Oihana Allou : J’ai toujours eu une grande sensibilité pour les questions touchant au féminisme, au racisme et au colonialisme. À quoi s’est ajouté plus récemment un intérêt pour les enjeux écologiques. Ce qui me plaît et m’intéresse en définitive, c’est de voir à quel point toutes ces causes convergent vers l’écoféminisme que, moi-même, j’ai découvert en écoutant des podcasts, en lisant des articles, en suivant également des cours sur le sujet à l’université – j’ai l’opportunité et la chance de faire des études en sciences humaines et sociales pour lesquelles cet écoféminisme est devenu un champ de recherche à part entière. Cependant, je ne voulais pas en rester là : tous ces enjeux me touchant, me questionnant, j’ai eu envie d’utiliser le temps libre dont je dispose pour m’engager et apprendre aussi des autres. Le faire au sein d’une association permet justement de rencontrer d’autres personnes, de discuter avec elles, d’apprendre à leurs contacts.

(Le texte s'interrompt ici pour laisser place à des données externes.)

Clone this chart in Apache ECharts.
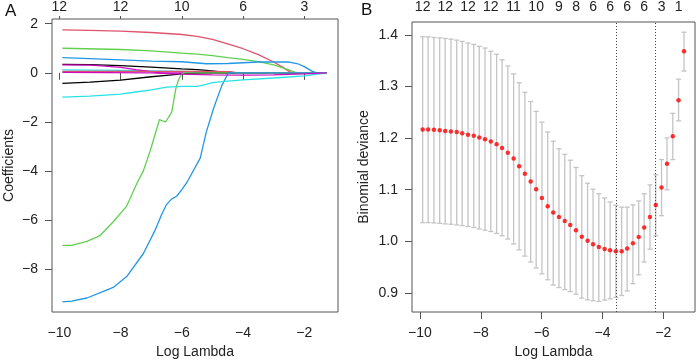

C’est pourquoi, l’an passé [2024], j’ai rejoint Gender & Climate Change.

– Puisque vous avez évoqué les sciences humaines et sociales, je ne résiste pas à l’envie de vous demander si vous avez des « maîtres » ou « maîtresses » à penser dans ces disciplines ?

Oihana Allou : Des maîtres et maîtresses à penser ? Ce n’est pas le genre de mots que j’utiliserais [sourire]. Et puis, sur tous les sujets que nous venons d’évoquer, il y a tant de théoricien.nes et de penseur.euses, tant de courants différents… Difficile de choisir ! Une chose est sûre : les personnes qui m’inspirent le plus sont d’abord des militant.es, actuel.les, qui œuvrent sur le terrain.. Dans les pays occidentaux, on pense spontanément à Greta Thunberg. Une référence indéniablement, que je respecte beaucoup. Mais, je préfère regarder du côté d’autres femmes à commencer par celles qui portent des luttes dans des pays du Sud. C’est elles qui me touchent et que j’aurais envie de mettre d’abord en lumière.